昨年の決算では、巨額の損失を記録した全てのIOCとは異なり、アラムコの純収入は2019年の882億ドルに対して490.7億ドルに達した。

課題に直面した際の運用の柔軟性と財務の俊敏性によるアラムコの回復力により、同社の投資家は安全な状態に置かれており、顧客は危機の最中であっても最も信頼できる量の石油を享受している

ファイサル・フェイク

コロナウィルス伝染病(COVID-19)パンデミックが石油需要に影響を与えたため純収入は減少したものの、それでも2020年を通した石油価格の低迷と需要の急激な変動を考慮すれば、予想を上回るものだった。昨年のブレント原油の平均価格は、2019年の64ドル/バレルに対し42ドル/バレルに終わっており、同社の並ぶものがない柔軟性を強調している。

COVID-19パンデミック中に世界が直面してきたあらゆる課題にもかかわらず、アラムコはあらゆる面で抜きん出た業績を達成してきた。

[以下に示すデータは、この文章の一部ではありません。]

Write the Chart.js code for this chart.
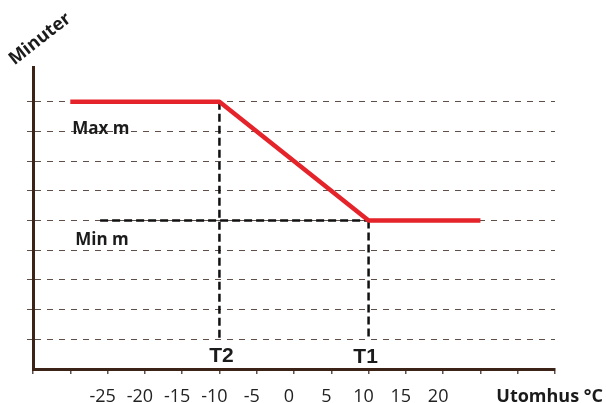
<!DOCTYPE html>
<html>
<head>
<meta charset="utf-8">
<script src="https://cdn.jsdelivr.net/npm/chart.js@4.4.1/dist/chart.umd.min.js"></script>
<style>
    html, body { margin: 0; padding: 0; background: #fff; }
    #wrap { width: 606px; height: 403px; }
</style>
</head>
<body>
<div id="wrap"><canvas id="chart" width="606" height="403"></canvas></div>
<script>
// Heating curve: outdoor temperature (°C) -> minutes
const curveTemps = [-30, -10, 10, 25]
const curveMinutes = [9, 9, 5, 5]
const t2 = -10
const t1 = 10
const maxMinutes = 9
const minMinutes = 5
const guideBottom = 1
const minGuideStart = -26
const tempRange = [-35, 35]
const minuteRange = [0, 10.17]
const labelledTemps = [-25, -20, -15, -10, -5, 0, 5, 10, 15, 20]

const INK = '#111111'
const AXIS = '#3b2318'
const GRID = '#5e4f49'
const RED = '#e5232a'

const toPoints = (xs, ys) => xs.map((x, i) => ({ x, y: ys[i] }))

const guide = (data) => ({
    data,
    borderColor: INK,
    borderWidth: 2.5,
    borderDash: [8, 4],
    pointRadius: 0,
    fill: false,
})

const annotations = {
    id: 'annotations',
    afterDatasetsDraw(chart) {
        const { ctx, scales: { x, y } } = chart
        ctx.save()
        ctx.fillStyle = '#1b1b1b'
        ctx.textBaseline = 'alphabetic'

        ctx.textAlign = 'left'
        ctx.font = "bold 17px 'Open Sans'"
        ctx.fillText('Max m', x.getPixelForValue(curveTemps[0]) + 2, y.getPixelForValue(maxMinutes) + 32)
        ctx.fillText('Min m', x.getPixelForValue(curveTemps[0]) + 5, y.getPixelForValue(minMinutes) + 24)

        ctx.textAlign = 'center'
        ctx.font = "bold 21px 'Liberation Sans'"
        ctx.fillText('T2', x.getPixelForValue(t2) + 2, y.getPixelForValue(guideBottom) + 23)
        ctx.fillText('T1', x.getPixelForValue(t1) - 3, y.getPixelForValue(guideBottom) + 24)

        ctx.textAlign = 'right'
        ctx.font = "bold 18px 'Open Sans'"
        ctx.fillText('Utomhus °C', chart.width - 3, 402)

        // rotated y title
        ctx.translate(40, 39)
        ctx.rotate(-38 * Math.PI / 180)
        ctx.textAlign = 'center'
        ctx.textBaseline = 'middle'
        ctx.font = "bold 18px 'Open Sans'"
        ctx.fillText('Minuter', 0, 0)
        ctx.restore()
    }
}

Chart.defaults.font.family = "'Open Sans', sans-serif"

new Chart(document.getElementById('chart'), {
    type: 'line',
    data: {
        datasets: [
            {
                data: toPoints(curveTemps, curveMinutes),
                borderColor: RED,
                borderWidth: 4.5,
                borderJoinStyle: 'round',
                pointRadius: 0,
                fill: false,
            },
            guide(toPoints([t2, t2], [maxMinutes, guideBottom])),
            guide(toPoints([t1, t1], [minMinutes, guideBottom])),
            guide(toPoints([minGuideStart, t1], [minMinutes, minMinutes])),
        ],
    },
    options: {
        responsive: false,
        animation: false,
        devicePixelRatio: 1,
        layout: { padding: { top: 67, right: 51, left: 0, bottom: 0 } },
        plugins: { legend: { display: false }, tooltip: { enabled: false } },
        scales: {
            x: {
                type: 'linear',
                min: tempRange[0],
                max: tempRange[1],
                afterFit: (s) => { s.height = 34 },
                ticks: {
                    stepSize: 5,
                    autoSkip: false,
                    maxRotation: 0,
                    padding: 12,
                    labelOffset: -5,
                    color: '#222222',
                    font: { size: 18 },
                    callback: (v) => labelledTemps.includes(v) ? String(v) : '',
                },
                grid: { drawOnChartArea: false, drawTicks: true, tickLength: 5, color: GRID, lineWidth: 1.5 },
                border: { color: AXIS, width: 3 },
            },
            y: {
                type: 'linear',
                min: minuteRange[0],
                max: minuteRange[1],
                afterFit: (s) => { s.width = 33 },
                ticks: { display: false, stepSize: 1 },
                grid: {
                    tickLength: 6,
                    lineWidth: 1,
                    color: (c) => (c.tick && Number.isInteger(c.tick.value) && c.tick.value > 0) ? GRID : 'rgba(0,0,0,0)',
                },
                border: { color: AXIS, width: 3, dash: [6, 6] },
            },
        },
    },
    plugins: [annotations],
})
</script>
</body>
</html>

2020年にIOCが作った大きな損失は、今後の主要エネルギーインフラへの投資にとって良い兆しではない。彼らは経営や探査全体を通して支出を大幅に削減しようとしているからだ。

しかしながら、これはアラムコには当てはまらない。同社は価格の低迷にもかかわらず主要なエネルギーインフラを維持しているからだ。このことは、唯一の供給調整生産国であり最も信頼できる石油輸出国としてのサウジアラビアの主要な役割を強調している。

課題に直面した際の運用の柔軟性と財務の俊敏性によるアラムコの回復力により、同社の投資家は安全な状態に置かれており、顧客は危機の最中であっても最も信頼できる量の石油を享受している。

この運用の柔軟性は実にユニークなものであり、世界最大の石油企業が状況に応じて生産量を素早く増減させることを可能にしている。

そのような運用の柔軟性が明らかだったのは、サウジアラムコが生産量を歴史的な高水準だった2020年4月の1,230万bpdから、6月までのわずか2ヶ月間で約750万bpdまで素早く削減した時だった。一方で、他の大手生産国はたった200,000bpdを調整するのにもっと長い期間を要した。